National work-family policies that give lower-income families more time together while allowing them paid time off are more effective for children’s psychological health than cash transfers, according to a study of developed nations led by Baylor University.
In a study of about 200,000 children in 20 developed nations, the United States ranked lowest in overall policies aimed at helping parents support children.
The study, published in the journal Social Forces, supports the view of critics who say that the United States government does not do enough to mandate flexible hours and paid leave.
“Perhaps not surprisingly, the United States also shows some of the largest gaps in overall health between rich and poor children,” said lead author Matthew A. Andersson, Ph.D., assistant professor of sociology at Baylor University. “Our study argues that these two phenomena are connected across nations. And as national work-family policy improves, inequalities in children’s health lessen between advantaged and disadvantaged families.”
A significant gap exists between the well-being of children from richer and poorer families, and the research found that children’s self-rated health improves as federally mandated work flexibility and paid leave become more generous.
Cash transfers such as policies subsidizing child care and providing income support are important in fighting hunger and homelessness in individual families, Andersson noted.
“But cash transfers only give money,” he said. “Paid parental leave and work flexibility gives parents time plus money — and that seems to be the key combination to combating inequalities in children’s health across developed nations.”
But parents at the lower end of the socioeconomic spectrum often work jobs which do not entitle them to schedule flexibility or time off to spend with their children, and they may not be able to negotiate those benefits with employers.
“Sadly, it’s often not even a matter of negotiation,” Andersson said. “Employers do not offer benefits — or if they do, these benefits are quite limited.

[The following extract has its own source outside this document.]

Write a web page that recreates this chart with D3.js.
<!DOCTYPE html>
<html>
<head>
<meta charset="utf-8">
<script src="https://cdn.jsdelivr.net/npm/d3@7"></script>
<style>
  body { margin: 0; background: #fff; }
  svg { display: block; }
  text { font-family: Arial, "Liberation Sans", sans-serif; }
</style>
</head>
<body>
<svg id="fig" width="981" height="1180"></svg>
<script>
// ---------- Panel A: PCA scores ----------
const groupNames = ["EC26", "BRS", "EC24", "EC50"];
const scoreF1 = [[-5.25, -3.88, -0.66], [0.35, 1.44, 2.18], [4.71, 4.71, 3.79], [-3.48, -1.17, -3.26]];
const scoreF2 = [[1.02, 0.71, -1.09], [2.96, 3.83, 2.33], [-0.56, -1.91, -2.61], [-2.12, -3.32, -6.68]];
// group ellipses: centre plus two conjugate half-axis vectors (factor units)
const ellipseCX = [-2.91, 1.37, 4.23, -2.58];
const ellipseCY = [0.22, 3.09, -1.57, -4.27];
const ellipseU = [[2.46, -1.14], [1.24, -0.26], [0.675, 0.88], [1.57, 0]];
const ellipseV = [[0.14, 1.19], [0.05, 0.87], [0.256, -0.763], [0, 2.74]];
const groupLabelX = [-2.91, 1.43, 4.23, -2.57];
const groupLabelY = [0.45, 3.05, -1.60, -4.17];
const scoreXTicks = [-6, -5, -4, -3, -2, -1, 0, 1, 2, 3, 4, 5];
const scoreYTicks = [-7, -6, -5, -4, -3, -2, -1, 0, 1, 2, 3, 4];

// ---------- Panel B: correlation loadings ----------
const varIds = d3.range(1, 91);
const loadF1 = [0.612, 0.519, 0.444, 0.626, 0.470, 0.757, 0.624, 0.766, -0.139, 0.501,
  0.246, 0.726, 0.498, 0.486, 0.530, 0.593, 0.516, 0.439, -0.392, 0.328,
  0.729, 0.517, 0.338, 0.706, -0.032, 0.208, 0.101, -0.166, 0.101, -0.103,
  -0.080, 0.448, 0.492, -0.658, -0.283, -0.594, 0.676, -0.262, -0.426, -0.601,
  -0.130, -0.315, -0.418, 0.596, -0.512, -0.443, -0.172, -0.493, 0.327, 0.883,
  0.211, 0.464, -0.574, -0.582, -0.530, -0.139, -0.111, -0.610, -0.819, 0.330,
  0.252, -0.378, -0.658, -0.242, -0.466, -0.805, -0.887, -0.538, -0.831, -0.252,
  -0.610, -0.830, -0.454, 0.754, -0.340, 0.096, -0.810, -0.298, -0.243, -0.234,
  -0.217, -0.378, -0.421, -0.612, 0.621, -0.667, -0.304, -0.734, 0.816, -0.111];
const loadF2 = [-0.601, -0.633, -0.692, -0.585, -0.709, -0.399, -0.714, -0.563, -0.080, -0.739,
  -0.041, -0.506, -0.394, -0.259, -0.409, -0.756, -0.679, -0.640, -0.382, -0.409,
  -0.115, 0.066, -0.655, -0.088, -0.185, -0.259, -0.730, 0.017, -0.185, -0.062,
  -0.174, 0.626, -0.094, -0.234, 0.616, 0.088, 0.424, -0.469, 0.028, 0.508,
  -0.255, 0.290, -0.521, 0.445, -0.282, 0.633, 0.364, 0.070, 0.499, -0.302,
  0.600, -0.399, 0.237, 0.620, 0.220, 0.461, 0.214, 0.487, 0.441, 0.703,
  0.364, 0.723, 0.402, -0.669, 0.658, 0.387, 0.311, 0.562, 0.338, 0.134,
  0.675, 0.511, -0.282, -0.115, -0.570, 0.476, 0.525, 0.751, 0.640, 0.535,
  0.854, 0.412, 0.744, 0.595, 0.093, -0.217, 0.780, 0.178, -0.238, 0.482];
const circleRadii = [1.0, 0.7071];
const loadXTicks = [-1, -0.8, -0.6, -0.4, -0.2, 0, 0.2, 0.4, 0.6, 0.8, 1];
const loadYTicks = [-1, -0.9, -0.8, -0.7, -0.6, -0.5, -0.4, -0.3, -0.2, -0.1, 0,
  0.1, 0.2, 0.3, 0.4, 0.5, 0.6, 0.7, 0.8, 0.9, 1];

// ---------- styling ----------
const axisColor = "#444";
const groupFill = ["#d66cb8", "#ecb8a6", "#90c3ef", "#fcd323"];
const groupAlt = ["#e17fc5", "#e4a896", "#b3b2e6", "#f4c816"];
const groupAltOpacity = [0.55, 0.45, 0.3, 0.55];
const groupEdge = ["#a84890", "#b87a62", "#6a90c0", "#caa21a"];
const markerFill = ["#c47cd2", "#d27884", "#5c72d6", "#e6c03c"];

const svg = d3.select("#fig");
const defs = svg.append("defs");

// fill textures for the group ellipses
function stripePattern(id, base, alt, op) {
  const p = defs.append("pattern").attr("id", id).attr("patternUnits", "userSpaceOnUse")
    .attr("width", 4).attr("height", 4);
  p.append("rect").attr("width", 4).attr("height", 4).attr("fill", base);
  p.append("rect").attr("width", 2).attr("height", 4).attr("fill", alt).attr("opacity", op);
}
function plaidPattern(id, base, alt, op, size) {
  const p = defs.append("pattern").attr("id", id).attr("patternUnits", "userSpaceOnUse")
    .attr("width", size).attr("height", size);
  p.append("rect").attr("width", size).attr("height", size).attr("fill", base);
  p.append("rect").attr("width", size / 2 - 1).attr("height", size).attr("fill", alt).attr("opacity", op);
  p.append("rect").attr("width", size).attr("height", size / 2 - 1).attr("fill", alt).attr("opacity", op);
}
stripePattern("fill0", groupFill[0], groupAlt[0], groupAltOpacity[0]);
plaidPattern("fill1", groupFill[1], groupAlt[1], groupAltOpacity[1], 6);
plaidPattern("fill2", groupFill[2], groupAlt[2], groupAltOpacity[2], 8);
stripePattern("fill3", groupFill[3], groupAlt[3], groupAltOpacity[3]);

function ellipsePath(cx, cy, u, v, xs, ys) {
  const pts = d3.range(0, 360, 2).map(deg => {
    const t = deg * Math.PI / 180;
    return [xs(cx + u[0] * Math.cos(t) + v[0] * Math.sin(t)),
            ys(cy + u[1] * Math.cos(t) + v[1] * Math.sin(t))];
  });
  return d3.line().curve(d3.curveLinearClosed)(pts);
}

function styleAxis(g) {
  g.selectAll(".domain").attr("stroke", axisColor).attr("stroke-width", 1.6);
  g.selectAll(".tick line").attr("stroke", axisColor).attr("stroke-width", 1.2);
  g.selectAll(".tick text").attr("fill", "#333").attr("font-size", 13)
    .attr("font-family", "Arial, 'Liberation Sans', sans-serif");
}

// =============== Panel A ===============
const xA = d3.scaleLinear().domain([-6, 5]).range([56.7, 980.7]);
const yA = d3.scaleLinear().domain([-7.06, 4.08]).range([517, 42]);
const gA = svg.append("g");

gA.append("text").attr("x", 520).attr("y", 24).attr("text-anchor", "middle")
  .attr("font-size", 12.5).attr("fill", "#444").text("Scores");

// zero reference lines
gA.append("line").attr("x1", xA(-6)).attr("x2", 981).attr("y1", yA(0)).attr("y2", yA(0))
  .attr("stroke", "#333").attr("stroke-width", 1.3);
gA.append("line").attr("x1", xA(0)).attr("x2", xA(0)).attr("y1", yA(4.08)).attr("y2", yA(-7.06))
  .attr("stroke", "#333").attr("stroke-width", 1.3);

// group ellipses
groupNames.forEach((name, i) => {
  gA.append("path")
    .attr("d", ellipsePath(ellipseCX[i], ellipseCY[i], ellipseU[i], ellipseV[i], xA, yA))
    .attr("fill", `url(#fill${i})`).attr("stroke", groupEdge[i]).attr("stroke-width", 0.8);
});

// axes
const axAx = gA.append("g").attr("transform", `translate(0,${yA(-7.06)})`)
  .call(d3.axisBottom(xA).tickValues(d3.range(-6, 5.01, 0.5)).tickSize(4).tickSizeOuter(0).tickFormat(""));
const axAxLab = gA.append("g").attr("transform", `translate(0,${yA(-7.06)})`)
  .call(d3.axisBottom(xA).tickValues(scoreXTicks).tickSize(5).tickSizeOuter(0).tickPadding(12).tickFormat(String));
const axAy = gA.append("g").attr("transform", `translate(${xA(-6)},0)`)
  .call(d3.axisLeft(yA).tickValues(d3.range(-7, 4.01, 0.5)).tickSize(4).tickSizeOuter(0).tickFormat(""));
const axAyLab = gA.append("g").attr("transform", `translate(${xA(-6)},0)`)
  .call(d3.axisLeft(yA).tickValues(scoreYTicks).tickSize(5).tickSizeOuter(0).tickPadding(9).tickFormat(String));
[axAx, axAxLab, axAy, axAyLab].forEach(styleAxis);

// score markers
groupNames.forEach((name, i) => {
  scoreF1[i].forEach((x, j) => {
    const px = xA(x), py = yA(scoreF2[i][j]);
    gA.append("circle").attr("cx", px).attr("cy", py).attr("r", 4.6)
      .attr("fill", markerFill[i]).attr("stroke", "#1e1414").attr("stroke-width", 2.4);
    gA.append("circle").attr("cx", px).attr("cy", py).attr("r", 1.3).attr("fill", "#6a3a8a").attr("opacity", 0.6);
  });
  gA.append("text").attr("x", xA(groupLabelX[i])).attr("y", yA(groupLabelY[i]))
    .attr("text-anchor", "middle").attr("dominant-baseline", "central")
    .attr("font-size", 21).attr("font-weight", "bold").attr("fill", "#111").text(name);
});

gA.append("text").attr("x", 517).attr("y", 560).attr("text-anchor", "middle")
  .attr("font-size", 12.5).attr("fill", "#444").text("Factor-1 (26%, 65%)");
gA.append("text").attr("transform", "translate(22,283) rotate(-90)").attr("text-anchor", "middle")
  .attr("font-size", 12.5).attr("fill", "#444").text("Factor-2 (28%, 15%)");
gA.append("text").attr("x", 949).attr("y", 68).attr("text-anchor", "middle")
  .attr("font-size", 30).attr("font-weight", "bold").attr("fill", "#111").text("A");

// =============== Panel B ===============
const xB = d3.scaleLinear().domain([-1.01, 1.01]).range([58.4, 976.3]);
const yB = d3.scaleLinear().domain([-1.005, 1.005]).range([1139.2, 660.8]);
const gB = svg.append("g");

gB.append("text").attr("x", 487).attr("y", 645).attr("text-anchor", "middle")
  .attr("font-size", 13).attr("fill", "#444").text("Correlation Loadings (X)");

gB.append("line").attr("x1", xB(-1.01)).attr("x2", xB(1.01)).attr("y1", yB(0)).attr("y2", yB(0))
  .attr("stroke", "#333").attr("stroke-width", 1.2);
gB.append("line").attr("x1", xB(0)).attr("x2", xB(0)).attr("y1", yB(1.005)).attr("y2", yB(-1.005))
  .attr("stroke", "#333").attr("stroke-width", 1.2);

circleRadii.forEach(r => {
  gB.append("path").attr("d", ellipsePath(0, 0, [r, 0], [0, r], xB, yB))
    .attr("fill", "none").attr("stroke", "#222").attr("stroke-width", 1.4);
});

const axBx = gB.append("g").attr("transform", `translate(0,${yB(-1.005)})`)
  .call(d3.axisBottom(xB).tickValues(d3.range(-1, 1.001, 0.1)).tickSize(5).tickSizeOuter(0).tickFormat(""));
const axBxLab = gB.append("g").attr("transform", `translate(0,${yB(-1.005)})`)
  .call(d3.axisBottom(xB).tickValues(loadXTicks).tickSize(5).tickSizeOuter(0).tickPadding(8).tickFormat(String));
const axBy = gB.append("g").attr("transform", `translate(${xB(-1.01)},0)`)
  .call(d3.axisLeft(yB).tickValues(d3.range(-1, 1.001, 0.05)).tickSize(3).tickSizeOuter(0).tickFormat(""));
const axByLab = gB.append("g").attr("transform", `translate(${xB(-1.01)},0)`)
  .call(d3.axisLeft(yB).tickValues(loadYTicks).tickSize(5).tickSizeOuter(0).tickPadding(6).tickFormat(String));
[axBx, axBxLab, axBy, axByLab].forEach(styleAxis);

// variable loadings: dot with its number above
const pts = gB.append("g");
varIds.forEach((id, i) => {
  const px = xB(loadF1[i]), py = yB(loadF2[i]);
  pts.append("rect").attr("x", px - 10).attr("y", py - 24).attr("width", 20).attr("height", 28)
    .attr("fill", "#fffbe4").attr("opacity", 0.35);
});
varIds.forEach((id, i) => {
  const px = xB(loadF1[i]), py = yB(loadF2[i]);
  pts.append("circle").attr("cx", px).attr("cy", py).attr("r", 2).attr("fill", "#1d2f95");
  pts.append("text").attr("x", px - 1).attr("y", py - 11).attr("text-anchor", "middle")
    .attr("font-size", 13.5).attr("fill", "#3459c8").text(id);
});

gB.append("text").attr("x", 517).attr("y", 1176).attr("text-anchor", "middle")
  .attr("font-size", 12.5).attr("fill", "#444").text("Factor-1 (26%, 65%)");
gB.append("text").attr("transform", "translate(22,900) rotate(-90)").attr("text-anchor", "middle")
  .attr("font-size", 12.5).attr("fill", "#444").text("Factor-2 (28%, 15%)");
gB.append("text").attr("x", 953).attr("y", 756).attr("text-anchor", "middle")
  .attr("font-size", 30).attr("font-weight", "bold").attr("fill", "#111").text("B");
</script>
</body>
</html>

Not surprisingly, advantaged families tend to be attached to higher-quality jobs where benefits are available regardless of federal mandate.”
Researchers analyzed data about work-family policies, cash transfer mandates and self-reported child well-being in countries in the Organisation for Economic Co-operation and Development, an intergovernmental organization.

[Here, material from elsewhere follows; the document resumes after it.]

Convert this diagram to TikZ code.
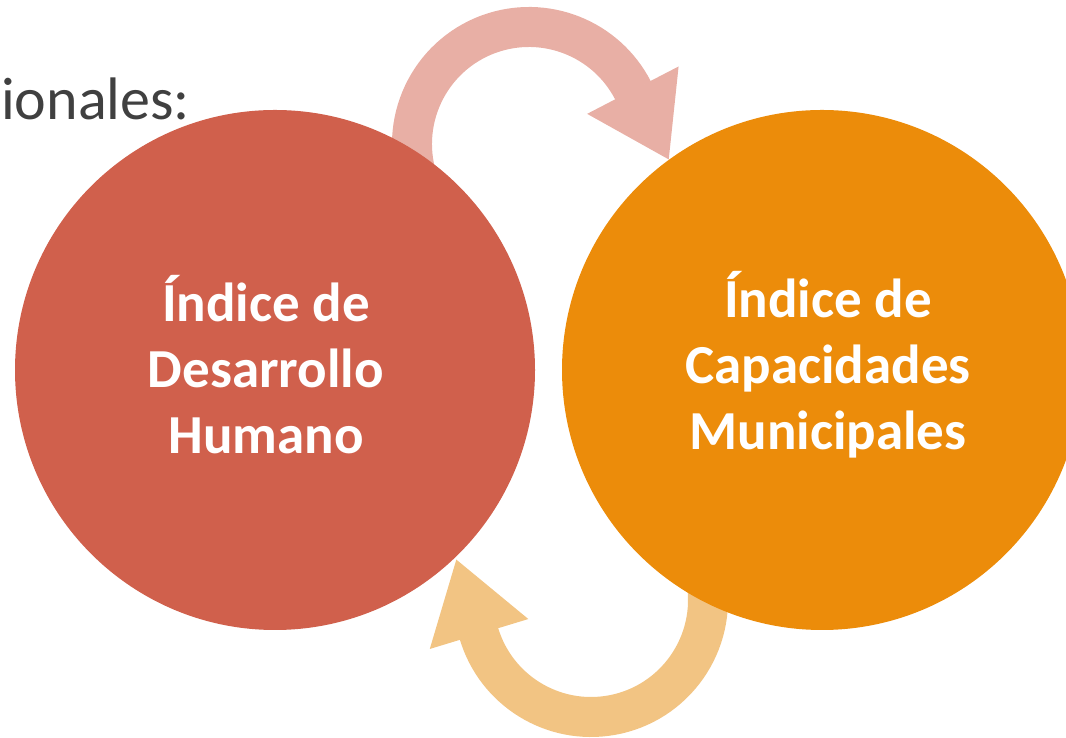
\documentclass[tikz,border=0pt]{standalone}
\usepackage{fontspec}
\setmainfont{Carlito}
\usetikzlibrary{positioning}
\definecolor{rojoidh}{HTML}{D0604C}
\definecolor{naranjaicm}{HTML}{EC8C0A}
\definecolor{rosaflecha}{HTML}{E8AFA5}
\definecolor{amarilloflecha}{HTML}{F2C483}
\definecolor{grisletra}{HTML}{404040}

\begin{document}
\begin{tikzpicture}[x=1pt,y=1pt,
	indice/.style={circle,minimum size=520pt,inner sep=0pt},
	rotulo/.style={text=white,align=center,font=\bfseries\fontsize{55}{66}\selectfont},
	banda/.style={line width=40pt}]
	\useasboundingbox (0,0) rectangle (1066,738);
	\clip (0,0) rectangle (1066,738);
	%% titulo cortado
	\node[anchor=base west,inner sep=0pt,text=grisletra,font=\fontsize{60}{72}\selectfont] (titulo) at (1,618) {ionales:};
	%% flechas
	\coordinate (ca) at (529,594);
	\coordinate (cb) at (591,138);
	\draw[banda,rosaflecha] ([shift={(200:117)}]ca) arc[start angle=200,end angle=27,radius=117];
	\fill[rosaflecha] ([shift={(27.4:65.5)}]ca) -- ([shift={(27.4:168.5)}]ca) -- ([shift={(-6.3:140.6)}]ca) -- cycle;
	\draw[banda,amarilloflecha] ([shift={(10:117)}]cb) arc[start angle=10,end angle=-163.5,radius=117];
	\fill[amarilloflecha] ([shift={(-163.1:65.5)}]cb) -- ([shift={(-163.1:168.5)}]cb) -- ([shift={(163.3:140.6)}]cb) -- cycle;
	%% circulos
	\node[indice,fill=rojoidh] (idh) at (275,368) {};
	\node[indice,fill=naranjaicm] (icm) at (822,368) {};
	% textos
	\node[rotulo] (tidh) at ([xshift=-9pt,yshift=5pt]idh.center) {Índice de\\Desarrollo\\Humano};
	\node[rotulo] (ticm) at ([xshift=6pt,yshift=5pt]icm.center) {Índice de\\Capacidades\\Municipales};
\end{tikzpicture}
\end{document}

The data included how generous each country was with paid vacation and sick leave, vacation, work flexibility, maternity leave and child care, including cash transfers made to families with children.
Researchers also examined data from health surveys of school-aged children ages 11, 13 and 15 to determine whether there were links to psychological health complaints, life satisfaction levels and health. The information was gathered in the Health Behavior in School-Aged Children, a World Health Organization cross-national survey.
Children were asked whether they had their own bedroom, whether their family owned a vehicle, whether they owned a computer or computers and how many times, if any, they had traveled with their family on a holiday in the past year.
Children also answered questions about how often they had felt “low” or experienced “irritability or bad temper” within the past six months, how satisfied they were with their lives and how they rated their health.
“Traditionally, the U.S. has placed burdens for establishing work-family accommodation on employers and individual businesses,” Andersson said. “If the U.S. could switch course by mandating work-family benefits regardless of employer, findings suggest that children in this country would show some of the largest health gains across all OECD countries.”
He noted that the research also is significant for children’s futures, as those starting off in disadvantaged circumstances are at a high risk of having socioeconomic setbacks over many years.
Co-authors of the study — “Work-Family Reconciliation and Children’s Well-Being Disparities across OECD Countries — were Michael A. Garcia, doctoral student of sociology, and Jennifer Glass, Ph.D., professor of sociology, both at the University of Texas at Austin.